- **Goal of the exercise**
Return all the data below as it stands, minus the pictures.

- **Source material**
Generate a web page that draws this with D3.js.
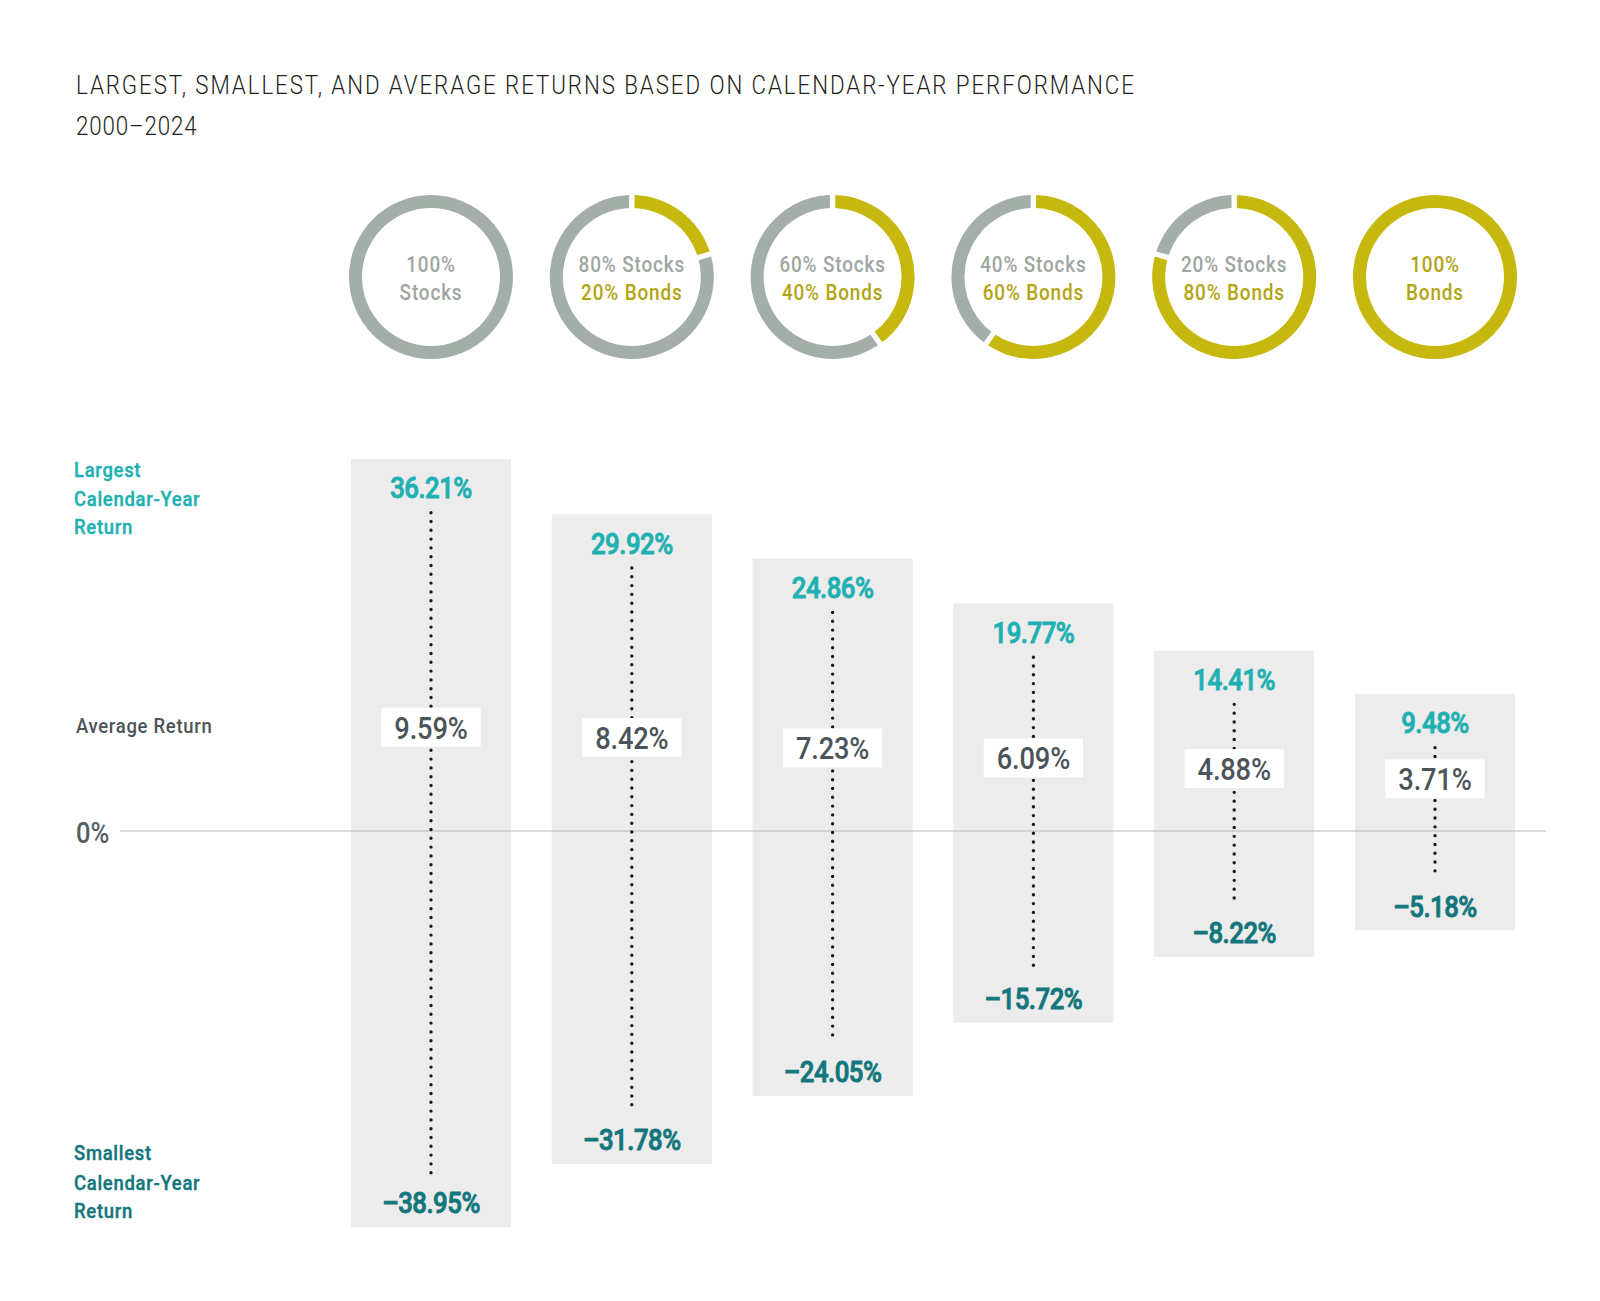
<!DOCTYPE html>
<html><head><meta charset="utf-8">
<script src="https://cdn.jsdelivr.net/npm/d3@7"></script>
<style>
body{margin:0;background:#fff;}
svg text{font-family:Roboto,'Noto Sans',sans-serif;}
</style></head><body>
<svg id="c" width="1600" height="1301"></svg>
<script>
const categories = ["100% Stocks","80% Stocks / 20% Bonds","60% Stocks / 40% Bonds","40% Stocks / 60% Bonds","20% Stocks / 80% Bonds","100% Bonds"];
const stockPct = [100, 80, 60, 40, 20, 0];
const bondPct = [0, 20, 40, 60, 80, 100];
const largest = [36.21, 29.92, 24.86, 19.77, 14.41, 9.48];
const average = [9.59, 8.42, 7.23, 6.09, 4.88, 3.71];
const smallest = [-38.95, -31.78, -24.05, -15.72, -8.22, -5.18];
const donutLine1 = ["100%", "80% Stocks", "60% Stocks", "40% Stocks", "20% Stocks", "100%"];
const donutLine1Kind = ["stocks", "stocks", "stocks", "stocks", "stocks", "bonds"];
const donutLine2 = ["Stocks", "20% Bonds", "40% Bonds", "60% Bonds", "80% Bonds", "Bonds"];
const donutLine2Kind = ["stocks", "bonds", "bonds", "bonds", "bonds", "bonds"];
const titleText = "LARGEST, SMALLEST, AND AVERAGE RETURNS BASED ON CALENDAR-YEAR PERFORMANCE";
const subtitleText = "2000\u20132024";
const largestRowLabel = ["Largest", "Calendar-Year", "Return"];
const averageRowLabel = "Average Return";
const smallestRowLabel = ["Smallest", "Calendar-Year", "Return"];
const zeroLabel = "0%";

const C = {
  stocks: "#a4aea8", bonds: "#c6b80e",
  stocksText: "#9ea6a2", bondsText: "#b2a412",
  maxText: "#1fb0b2", minText: "#13767c", avgText: "#4b5458",
  bar: "#ececec", zero: "#b8b8b8", dots: "#1a1a1a", title: "#231f20"
};

const svg = d3.select("#c");
const fmt = v => d3.format(".2f")(Math.abs(v)) + "%";
const fmtMin = v => "\u2013" + d3.format(".2f")(Math.abs(v)) + "%";
const tr = (x, y, s) => `translate(${x},${y}) scale(${s},1)`;
const thicken = (sel, color, w) => sel.attr("stroke", color).attr("stroke-width", w).attr("paint-order", "stroke");

const x = d3.scaleBand().domain(categories).range([351, 1515]).paddingInner(0.2032).paddingOuter(0);
const y = d3.scaleLinear().domain([-40, 40]).range([831 + 351.6, 831 - 351.6]);
const cx = c => x(c) + x.bandwidth() / 2;

// Title
const titleS = 0.86;
const t1 = svg.append("text").attr("transform", tr(76, 94, titleS)).attr("fill", C.title)
  .style("font-size", "26px").style("font-weight", 300).text(titleText);
const w0 = t1.node().getComputedTextLength();
t1.style("letter-spacing", ((1058 / titleS - w0) / (titleText.length - 1)) + "px");
svg.append("text").attr("transform", tr(76, 135, titleS)).attr("fill", C.title)
  .style("font-size", "26px").style("font-weight", 300).style("letter-spacing", "1px").text(subtitleText);

// Donuts
const pie = d3.pie().sort(null).value(d => d.v);
const arc = d3.arc().innerRadius(69).outerRadius(82);
const donutY = 277;
const dS = 0.86;
categories.forEach((c, i) => {
  const parts = [{k: "bonds", v: bondPct[i]}, {k: "stocks", v: stockPct[i]}];
  const nz = parts.filter(p => p.v > 0).length;
  const g = svg.append("g").attr("transform", `translate(${cx(c)},${donutY})`);
  g.selectAll("path").data(pie.padAngle(nz > 1 ? 0.05 : 0)(parts).filter(d => d.data.v > 0))
    .join("path").attr("d", arc).attr("fill", d => C[d.data.k]);
  g.append("text").attr("text-anchor", "middle").attr("transform", tr(0, -5, dS))
    .attr("fill", C[donutLine1Kind[i] + "Text"]).style("font-size", "22px").style("font-weight", 500)
    .style("letter-spacing", "1px").text(donutLine1[i]);
  g.append("text").attr("text-anchor", "middle").attr("transform", tr(0, 23, dS))
    .attr("fill", C[donutLine2Kind[i] + "Text"]).style("font-size", "22px").style("font-weight", 500)
    .style("letter-spacing", "1px").text(donutLine2[i]);
});

// Bars
const padTop = 53.7, padBot = 53.6;
svg.append("g").selectAll("rect").data(categories).join("rect")
  .attr("x", c => x(c)).attr("width", x.bandwidth())
  .attr("y", (c, i) => y(largest[i]) - padTop)
  .attr("height", (c, i) => (y(smallest[i]) + padBot) - (y(largest[i]) - padTop))
  .attr("fill", C.bar);

// Zero line
svg.append("line").attr("x1", 120).attr("x2", 1546).attr("y1", y(0)).attr("y2", y(0))
  .attr("stroke", C.zero).attr("stroke-width", 1.2);

// Dotted range lines
svg.append("g").selectAll("line").data(categories).join("line")
  .attr("x1", c => cx(c)).attr("x2", c => cx(c))
  .attr("y1", (c, i) => y(largest[i])).attr("y2", (c, i) => y(smallest[i]))
  .attr("stroke", C.dots).attr("stroke-width", 3.4).attr("stroke-linecap", "round")
  .attr("stroke-dasharray", "0 8.8");

const vS = 0.86;
// Max labels
svg.append("g").selectAll("text").data(categories).join("text")
  .attr("transform", (c, i) => tr(cx(c), y(largest[i]) - 14.5, vS))
  .attr("text-anchor", "middle").attr("fill", C.maxText)
  .style("font-size", "30px").style("font-weight", 500).style("letter-spacing", "-0.6px")
  .call(thicken, C.maxText, 0.9)
  .text((c, i) => fmt(largest[i]));

// Min labels
svg.append("g").selectAll("text").data(categories).join("text")
  .attr("transform", (c, i) => tr(cx(c), y(smallest[i]) + 40, vS))
  .attr("text-anchor", "middle").attr("fill", C.minText)
  .style("font-size", "30px").style("font-weight", 500).style("letter-spacing", "-0.6px")
  .call(thicken, C.minText, 0.9)
  .text((c, i) => fmtMin(smallest[i]));

// Average boxes
const aS = 0.88;
const avgG = svg.append("g").selectAll("g").data(categories).join("g")
  .attr("transform", (c, i) => `translate(${cx(c)},${y(average[i])})`);
const avgT = avgG.append("text").attr("text-anchor", "middle").attr("transform", tr(0, -8, aS))
  .attr("fill", C.avgText).style("font-size", "31px").style("font-weight", 500).style("letter-spacing", "-0.2px")
  .text((c, i) => fmt(average[i]));
avgG.insert("rect", "text").each(function(c, i) {
  const tw = avgT.nodes()[i].getComputedTextLength() * aS;
  const bw = Math.max(98, tw + 26);
  d3.select(this).attr("x", -bw / 2).attr("width", bw).attr("y", -39).attr("height", 39).attr("fill", "#fff");
});

// Row labels
const lS = 0.88;
const lab = (arr, ys, color) => arr.forEach((s, k) => svg.append("text").attr("transform", tr(74, ys[k], lS))
  .attr("fill", color).style("font-size", "21px").style("font-weight", 500).style("letter-spacing", "0.8px")
  .call(thicken, color, 0.4).text(s));
lab(largestRowLabel, [477, 506, 534], C.maxText);
lab(smallestRowLabel, [1160, 1190, 1218], C.minText);
svg.append("text").attr("transform", tr(76, 733, lS)).attr("fill", C.avgText)
  .style("font-size", "21px").style("font-weight", 500).style("letter-spacing", "0.8px").text(averageRowLabel);
svg.append("text").attr("transform", tr(76, 843, 0.88)).attr("fill", "#555d61")
  .style("font-size", "29px").style("font-weight", 500).text(zeroLabel);
</script></body></html>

- **Solution to the problem**
Generate a web page that draws this with D3.js.
<!DOCTYPE html>
<html><head><meta charset="utf-8">
<script src="https://cdn.jsdelivr.net/npm/d3@7"></script>
<style>
body{margin:0;background:#fff;}
svg text{font-family:Roboto,'Noto Sans',sans-serif;}
</style></head><body>
<svg id="c" width="1600" height="1301"></svg>
<script>
const categories = ["100% Stocks","80% Stocks / 20% Bonds","60% Stocks / 40% Bonds","40% Stocks / 60% Bonds","20% Stocks / 80% Bonds","100% Bonds"];
const stockPct = [100, 80, 60, 40, 20, 0];
const bondPct = [0, 20, 40, 60, 80, 100];
const largest = [36.21, 29.92, 24.86, 19.77, 14.41, 9.48];
const average = [9.59, 8.42, 7.23, 6.09, 4.88, 3.71];
const smallest = [-38.95, -31.78, -24.05, -15.72, -8.22, -5.18];
const donutLine1 = ["100%", "80% Stocks", "60% Stocks", "40% Stocks", "20% Stocks", "100%"];
const donutLine1Kind = ["stocks", "stocks", "stocks", "stocks", "stocks", "bonds"];
const donutLine2 = ["Stocks", "20% Bonds", "40% Bonds", "60% Bonds", "80% Bonds", "Bonds"];
const donutLine2Kind = ["stocks", "bonds", "bonds", "bonds", "bonds", "bonds"];
const titleText = "LARGEST, SMALLEST, AND AVERAGE RETURNS BASED ON CALENDAR-YEAR PERFORMANCE";
const subtitleText = "2000\u20132024";
const largestRowLabel = ["Largest", "Calendar-Year", "Return"];
const averageRowLabel = "Average Return";
const smallestRowLabel = ["Smallest", "Calendar-Year", "Return"];
const zeroLabel = "0%";

const C = {
  stocks: "#a4aea8", bonds: "#c6b80e",
  stocksText: "#9ea6a2", bondsText: "#b2a412",
  maxText: "#1fb0b2", minText: "#13767c", avgText: "#4b5458",
  bar: "#ececec", zero: "#b8b8b8", dots: "#1a1a1a", title: "#231f20"
};

const svg = d3.select("#c");
const fmt = v => d3.format(".2f")(Math.abs(v)) + "%";
const fmtMin = v => "\u2013" + d3.format(".2f")(Math.abs(v)) + "%";
const tr = (x, y, s) => `translate(${x},${y}) scale(${s},1)`;
const thicken = (sel, color, w) => sel.attr("stroke", color).attr("stroke-width", w).attr("paint-order", "stroke");

const x = d3.scaleBand().domain(categories).range([351, 1515]).paddingInner(0.2032).paddingOuter(0);
const y = d3.scaleLinear().domain([-40, 40]).range([831 + 351.6, 831 - 351.6]);
const cx = c => x(c) + x.bandwidth() / 2;

// Title
const titleS = 0.86;
const t1 = svg.append("text").attr("transform", tr(76, 94, titleS)).attr("fill", C.title)
  .style("font-size", "26px").style("font-weight", 300).text(titleText);
const w0 = t1.node().getComputedTextLength();
t1.style("letter-spacing", ((1058 / titleS - w0) / (titleText.length - 1)) + "px");
svg.append("text").attr("transform", tr(76, 135, titleS)).attr("fill", C.title)
  .style("font-size", "26px").style("font-weight", 300).style("letter-spacing", "1px").text(subtitleText);

// Donuts
const pie = d3.pie().sort(null).value(d => d.v);
const arc = d3.arc().innerRadius(69).outerRadius(82);
const donutY = 277;
const dS = 0.86;
categories.forEach((c, i) => {
  const parts = [{k: "bonds", v: bondPct[i]}, {k: "stocks", v: stockPct[i]}];
  const nz = parts.filter(p => p.v > 0).length;
  const g = svg.append("g").attr("transform", `translate(${cx(c)},${donutY})`);
  g.selectAll("path").data(pie.padAngle(nz > 1 ? 0.05 : 0)(parts).filter(d => d.data.v > 0))
    .join("path").attr("d", arc).attr("fill", d => C[d.data.k]);
  g.append("text").attr("text-anchor", "middle").attr("transform", tr(0, -5, dS))
    .attr("fill", C[donutLine1Kind[i] + "Text"]).style("font-size", "22px").style("font-weight", 500)
    .style("letter-spacing", "1px").text(donutLine1[i]);
  g.append("text").attr("text-anchor", "middle").attr("transform", tr(0, 23, dS))
    .attr("fill", C[donutLine2Kind[i] + "Text"]).style("font-size", "22px").style("font-weight", 500)
    .style("letter-spacing", "1px").text(donutLine2[i]);
});

// Bars
const padTop = 53.7, padBot = 53.6;
svg.append("g").selectAll("rect").data(categories).join("rect")
  .attr("x", c => x(c)).attr("width", x.bandwidth())
  .attr("y", (c, i) => y(largest[i]) - padTop)
  .attr("height", (c, i) => (y(smallest[i]) + padBot) - (y(largest[i]) - padTop))
  .attr("fill", C.bar);

// Zero line
svg.append("line").attr("x1", 120).attr("x2", 1546).attr("y1", y(0)).attr("y2", y(0))
  .attr("stroke", C.zero).attr("stroke-width", 1.2);

// Dotted range lines
svg.append("g").selectAll("line").data(categories).join("line")
  .attr("x1", c => cx(c)).attr("x2", c => cx(c))
  .attr("y1", (c, i) => y(largest[i])).attr("y2", (c, i) => y(smallest[i]))
  .attr("stroke", C.dots).attr("stroke-width", 3.4).attr("stroke-linecap", "round")
  .attr("stroke-dasharray", "0 8.8");

const vS = 0.86;
// Max labels
svg.append("g").selectAll("text").data(categories).join("text")
  .attr("transform", (c, i) => tr(cx(c), y(largest[i]) - 14.5, vS))
  .attr("text-anchor", "middle").attr("fill", C.maxText)
  .style("font-size", "30px").style("font-weight", 500).style("letter-spacing", "-0.6px")
  .call(thicken, C.maxText, 0.9)
  .text((c, i) => fmt(largest[i]));

// Min labels
svg.append("g").selectAll("text").data(categories).join("text")
  .attr("transform", (c, i) => tr(cx(c), y(smallest[i]) + 40, vS))
  .attr("text-anchor", "middle").attr("fill", C.minText)
  .style("font-size", "30px").style("font-weight", 500).style("letter-spacing", "-0.6px")
  .call(thicken, C.minText, 0.9)
  .text((c, i) => fmtMin(smallest[i]));

// Average boxes
const aS = 0.88;
const avgG = svg.append("g").selectAll("g").data(categories).join("g")
  .attr("transform", (c, i) => `translate(${cx(c)},${y(average[i])})`);
const avgT = avgG.append("text").attr("text-anchor", "middle").attr("transform", tr(0, -8, aS))
  .attr("fill", C.avgText).style("font-size", "31px").style("font-weight", 500).style("letter-spacing", "-0.2px")
  .text((c, i) => fmt(average[i]));
avgG.insert("rect", "text").each(function(c, i) {
  const tw = avgT.nodes()[i].getComputedTextLength() * aS;
  const bw = Math.max(98, tw + 26);
  d3.select(this).attr("x", -bw / 2).attr("width", bw).attr("y", -39).attr("height", 39).attr("fill", "#fff");
});

// Row labels
const lS = 0.88;
const lab = (arr, ys, color) => arr.forEach((s, k) => svg.append("text").attr("transform", tr(74, ys[k], lS))
  .attr("fill", color).style("font-size", "21px").style("font-weight", 500).style("letter-spacing", "0.8px")
  .call(thicken, color, 0.4).text(s));
lab(largestRowLabel, [477, 506, 534], C.maxText);
lab(smallestRowLabel, [1160, 1190, 1218], C.minText);
svg.append("text").attr("transform", tr(76, 733, lS)).attr("fill", C.avgText)
  .style("font-size", "21px").style("font-weight", 500).style("letter-spacing", "0.8px").text(averageRowLabel);
svg.append("text").attr("transform", tr(76, 843, 0.88)).attr("fill", "#555d61")
  .style("font-size", "29px").style("font-weight", 500).text(zeroLabel);
</script></body></html>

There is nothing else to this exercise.